→ **WHAT TO PRODUCE**: Give back the full listing, character for character, with no pictures.
--- start GIVEN MATERIAL ---
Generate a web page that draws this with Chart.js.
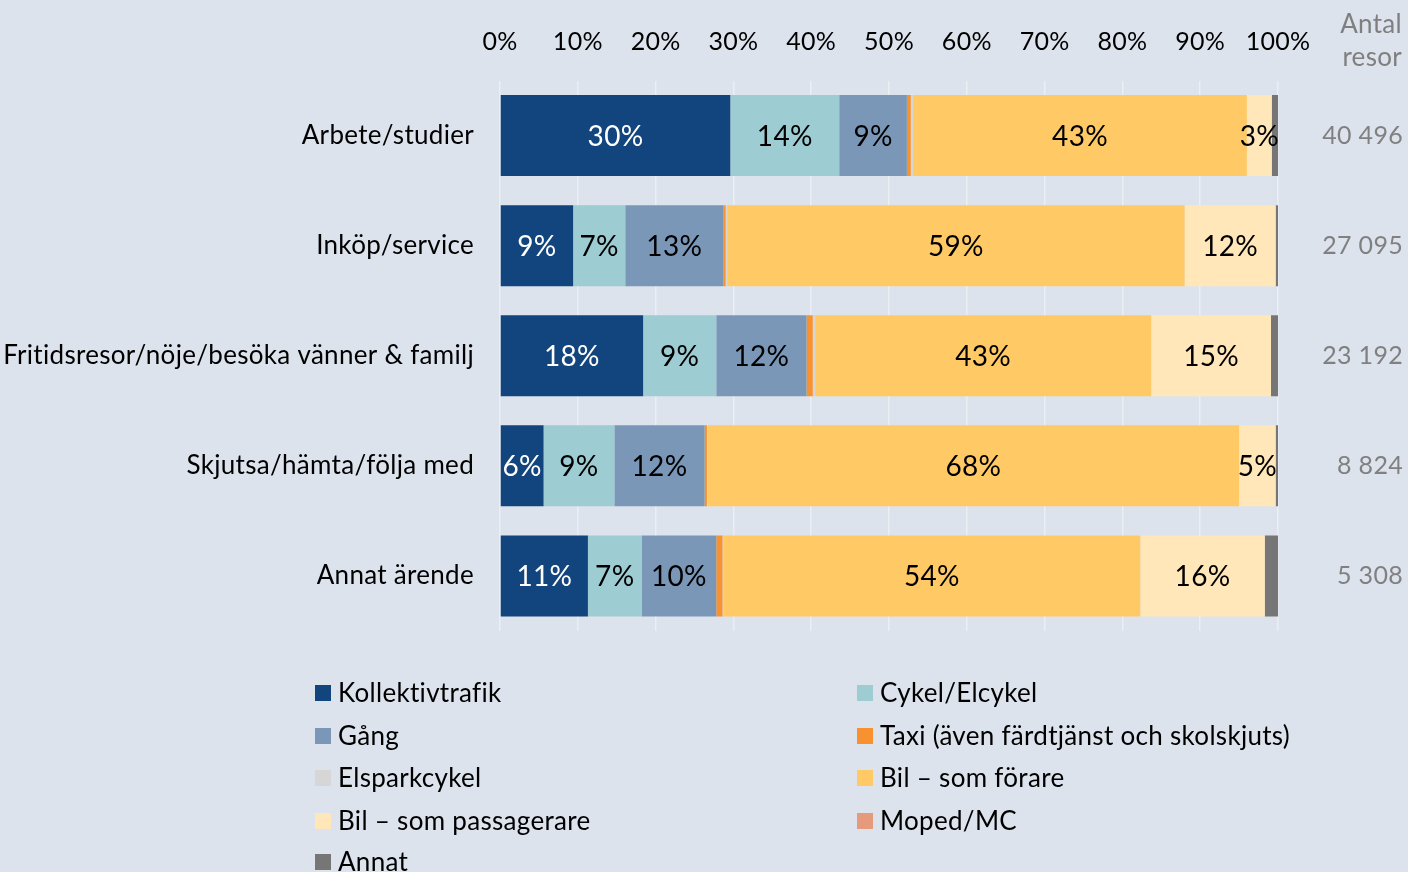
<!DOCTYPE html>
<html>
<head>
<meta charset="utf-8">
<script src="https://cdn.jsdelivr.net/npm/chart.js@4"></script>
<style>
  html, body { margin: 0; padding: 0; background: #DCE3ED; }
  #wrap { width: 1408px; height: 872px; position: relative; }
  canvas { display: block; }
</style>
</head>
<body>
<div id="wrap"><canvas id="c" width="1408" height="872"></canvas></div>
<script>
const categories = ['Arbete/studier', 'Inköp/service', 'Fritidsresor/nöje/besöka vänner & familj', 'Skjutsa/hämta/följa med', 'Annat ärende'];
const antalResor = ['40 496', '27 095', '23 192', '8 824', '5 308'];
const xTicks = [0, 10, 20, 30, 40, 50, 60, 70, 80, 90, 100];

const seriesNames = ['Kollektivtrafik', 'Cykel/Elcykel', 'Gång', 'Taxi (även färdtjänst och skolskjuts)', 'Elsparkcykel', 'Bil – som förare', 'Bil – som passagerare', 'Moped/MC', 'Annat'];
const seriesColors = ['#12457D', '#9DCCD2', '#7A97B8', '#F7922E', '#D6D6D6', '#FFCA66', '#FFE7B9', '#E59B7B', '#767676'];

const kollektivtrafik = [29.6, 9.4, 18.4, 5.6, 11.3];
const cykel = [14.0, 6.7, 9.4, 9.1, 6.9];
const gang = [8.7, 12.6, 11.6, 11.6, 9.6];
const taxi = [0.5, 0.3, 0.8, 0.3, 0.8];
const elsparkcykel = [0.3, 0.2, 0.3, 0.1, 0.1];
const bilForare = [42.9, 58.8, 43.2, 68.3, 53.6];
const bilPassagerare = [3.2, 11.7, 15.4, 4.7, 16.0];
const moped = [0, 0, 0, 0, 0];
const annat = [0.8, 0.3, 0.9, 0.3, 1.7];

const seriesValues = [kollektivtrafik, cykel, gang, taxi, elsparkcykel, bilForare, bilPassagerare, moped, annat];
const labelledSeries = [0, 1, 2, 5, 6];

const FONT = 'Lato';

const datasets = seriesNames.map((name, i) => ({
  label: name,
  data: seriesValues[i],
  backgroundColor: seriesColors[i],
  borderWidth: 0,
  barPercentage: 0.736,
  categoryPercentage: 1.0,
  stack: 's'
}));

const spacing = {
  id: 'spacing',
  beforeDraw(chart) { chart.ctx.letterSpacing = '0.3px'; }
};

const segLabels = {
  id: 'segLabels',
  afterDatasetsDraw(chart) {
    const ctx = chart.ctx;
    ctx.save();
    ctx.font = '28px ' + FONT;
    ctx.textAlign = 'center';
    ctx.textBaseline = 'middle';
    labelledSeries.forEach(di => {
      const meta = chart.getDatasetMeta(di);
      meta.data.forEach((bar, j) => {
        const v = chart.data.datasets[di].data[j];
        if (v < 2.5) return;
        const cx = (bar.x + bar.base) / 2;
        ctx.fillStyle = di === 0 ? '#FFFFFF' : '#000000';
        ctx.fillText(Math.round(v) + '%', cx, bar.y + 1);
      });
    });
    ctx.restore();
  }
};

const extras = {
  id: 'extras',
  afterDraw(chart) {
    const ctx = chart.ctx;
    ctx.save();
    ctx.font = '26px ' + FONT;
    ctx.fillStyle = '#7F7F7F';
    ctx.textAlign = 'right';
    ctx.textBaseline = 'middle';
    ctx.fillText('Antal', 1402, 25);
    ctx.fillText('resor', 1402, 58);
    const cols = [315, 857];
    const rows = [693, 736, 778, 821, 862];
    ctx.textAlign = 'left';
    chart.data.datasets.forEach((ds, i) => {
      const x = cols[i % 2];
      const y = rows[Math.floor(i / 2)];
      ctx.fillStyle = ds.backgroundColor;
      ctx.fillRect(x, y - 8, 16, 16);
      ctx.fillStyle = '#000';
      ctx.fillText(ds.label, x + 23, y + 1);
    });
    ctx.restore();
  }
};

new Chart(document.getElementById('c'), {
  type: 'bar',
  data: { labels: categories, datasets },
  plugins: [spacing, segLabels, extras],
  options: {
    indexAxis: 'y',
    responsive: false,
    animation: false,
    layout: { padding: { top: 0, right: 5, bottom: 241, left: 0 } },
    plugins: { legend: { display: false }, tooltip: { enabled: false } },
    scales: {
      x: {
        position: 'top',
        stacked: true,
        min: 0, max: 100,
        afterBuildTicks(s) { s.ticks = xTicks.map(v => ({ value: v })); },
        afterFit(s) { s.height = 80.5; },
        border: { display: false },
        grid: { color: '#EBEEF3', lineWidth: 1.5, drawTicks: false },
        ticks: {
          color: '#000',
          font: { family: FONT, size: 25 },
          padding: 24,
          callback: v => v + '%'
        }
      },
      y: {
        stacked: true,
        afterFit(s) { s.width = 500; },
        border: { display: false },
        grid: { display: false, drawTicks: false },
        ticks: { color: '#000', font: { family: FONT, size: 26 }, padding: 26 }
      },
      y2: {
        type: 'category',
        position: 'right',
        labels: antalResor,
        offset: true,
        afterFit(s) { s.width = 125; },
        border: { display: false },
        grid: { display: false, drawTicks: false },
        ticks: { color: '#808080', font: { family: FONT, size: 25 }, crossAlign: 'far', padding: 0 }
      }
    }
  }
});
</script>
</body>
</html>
--- end GIVEN MATERIAL ---
→ **EXERCISE ANSWER**:
Generate a web page that draws this with Chart.js.
<!DOCTYPE html>
<html>
<head>
<meta charset="utf-8">
<script src="https://cdn.jsdelivr.net/npm/chart.js@4"></script>
<style>
  html, body { margin: 0; padding: 0; background: #DCE3ED; }
  #wrap { width: 1408px; height: 872px; position: relative; }
  canvas { display: block; }
</style>
</head>
<body>
<div id="wrap"><canvas id="c" width="1408" height="872"></canvas></div>
<script>
const categories = ['Arbete/studier', 'Inköp/service', 'Fritidsresor/nöje/besöka vänner & familj', 'Skjutsa/hämta/följa med', 'Annat ärende'];
const antalResor = ['40 496', '27 095', '23 192', '8 824', '5 308'];
const xTicks = [0, 10, 20, 30, 40, 50, 60, 70, 80, 90, 100];

const seriesNames = ['Kollektivtrafik', 'Cykel/Elcykel', 'Gång', 'Taxi (även färdtjänst och skolskjuts)', 'Elsparkcykel', 'Bil – som förare', 'Bil – som passagerare', 'Moped/MC', 'Annat'];
const seriesColors = ['#12457D', '#9DCCD2', '#7A97B8', '#F7922E', '#D6D6D6', '#FFCA66', '#FFE7B9', '#E59B7B', '#767676'];

const kollektivtrafik = [29.6, 9.4, 18.4, 5.6, 11.3];
const cykel = [14.0, 6.7, 9.4, 9.1, 6.9];
const gang = [8.7, 12.6, 11.6, 11.6, 9.6];
const taxi = [0.5, 0.3, 0.8, 0.3, 0.8];
const elsparkcykel = [0.3, 0.2, 0.3, 0.1, 0.1];
const bilForare = [42.9, 58.8, 43.2, 68.3, 53.6];
const bilPassagerare = [3.2, 11.7, 15.4, 4.7, 16.0];
const moped = [0, 0, 0, 0, 0];
const annat = [0.8, 0.3, 0.9, 0.3, 1.7];

const seriesValues = [kollektivtrafik, cykel, gang, taxi, elsparkcykel, bilForare, bilPassagerare, moped, annat];
const labelledSeries = [0, 1, 2, 5, 6];

const FONT = 'Lato';

const datasets = seriesNames.map((name, i) => ({
  label: name,
  data: seriesValues[i],
  backgroundColor: seriesColors[i],
  borderWidth: 0,
  barPercentage: 0.736,
  categoryPercentage: 1.0,
  stack: 's'
}));

const spacing = {
  id: 'spacing',
  beforeDraw(chart) { chart.ctx.letterSpacing = '0.3px'; }
};

const segLabels = {
  id: 'segLabels',
  afterDatasetsDraw(chart) {
    const ctx = chart.ctx;
    ctx.save();
    ctx.font = '28px ' + FONT;
    ctx.textAlign = 'center';
    ctx.textBaseline = 'middle';
    labelledSeries.forEach(di => {
      const meta = chart.getDatasetMeta(di);
      meta.data.forEach((bar, j) => {
        const v = chart.data.datasets[di].data[j];
        if (v < 2.5) return;
        const cx = (bar.x + bar.base) / 2;
        ctx.fillStyle = di === 0 ? '#FFFFFF' : '#000000';
        ctx.fillText(Math.round(v) + '%', cx, bar.y + 1);
      });
    });
    ctx.restore();
  }
};

const extras = {
  id: 'extras',
  afterDraw(chart) {
    const ctx = chart.ctx;
    ctx.save();
    ctx.font = '26px ' + FONT;
    ctx.fillStyle = '#7F7F7F';
    ctx.textAlign = 'right';
    ctx.textBaseline = 'middle';
    ctx.fillText('Antal', 1402, 25);
    ctx.fillText('resor', 1402, 58);
    const cols = [315, 857];
    const rows = [693, 736, 778, 821, 862];
    ctx.textAlign = 'left';
    chart.data.datasets.forEach((ds, i) => {
      const x = cols[i % 2];
      const y = rows[Math.floor(i / 2)];
      ctx.fillStyle = ds.backgroundColor;
      ctx.fillRect(x, y - 8, 16, 16);
      ctx.fillStyle = '#000';
      ctx.fillText(ds.label, x + 23, y + 1);
    });
    ctx.restore();
  }
};

new Chart(document.getElementById('c'), {
  type: 'bar',
  data: { labels: categories, datasets },
  plugins: [spacing, segLabels, extras],
  options: {
    indexAxis: 'y',
    responsive: false,
    animation: false,
    layout: { padding: { top: 0, right: 5, bottom: 241, left: 0 } },
    plugins: { legend: { display: false }, tooltip: { enabled: false } },
    scales: {
      x: {
        position: 'top',
        stacked: true,
        min: 0, max: 100,
        afterBuildTicks(s) { s.ticks = xTicks.map(v => ({ value: v })); },
        afterFit(s) { s.height = 80.5; },
        border: { display: false },
        grid: { color: '#EBEEF3', lineWidth: 1.5, drawTicks: false },
        ticks: {
          color: '#000',
          font: { family: FONT, size: 25 },
          padding: 24,
          callback: v => v + '%'
        }
      },
      y: {
        stacked: true,
        afterFit(s) { s.width = 500; },
        border: { display: false },
        grid: { display: false, drawTicks: false },
        ticks: { color: '#000', font: { family: FONT, size: 26 }, padding: 26 }
      },
      y2: {
        type: 'category',
        position: 'right',
        labels: antalResor,
        offset: true,
        afterFit(s) { s.width = 125; },
        border: { display: false },
        grid: { display: false, drawTicks: false },
        ticks: { color: '#808080', font: { family: FONT, size: 25 }, crossAlign: 'far', padding: 0 }
      }
    }
  }
});
</script>
</body>
</html>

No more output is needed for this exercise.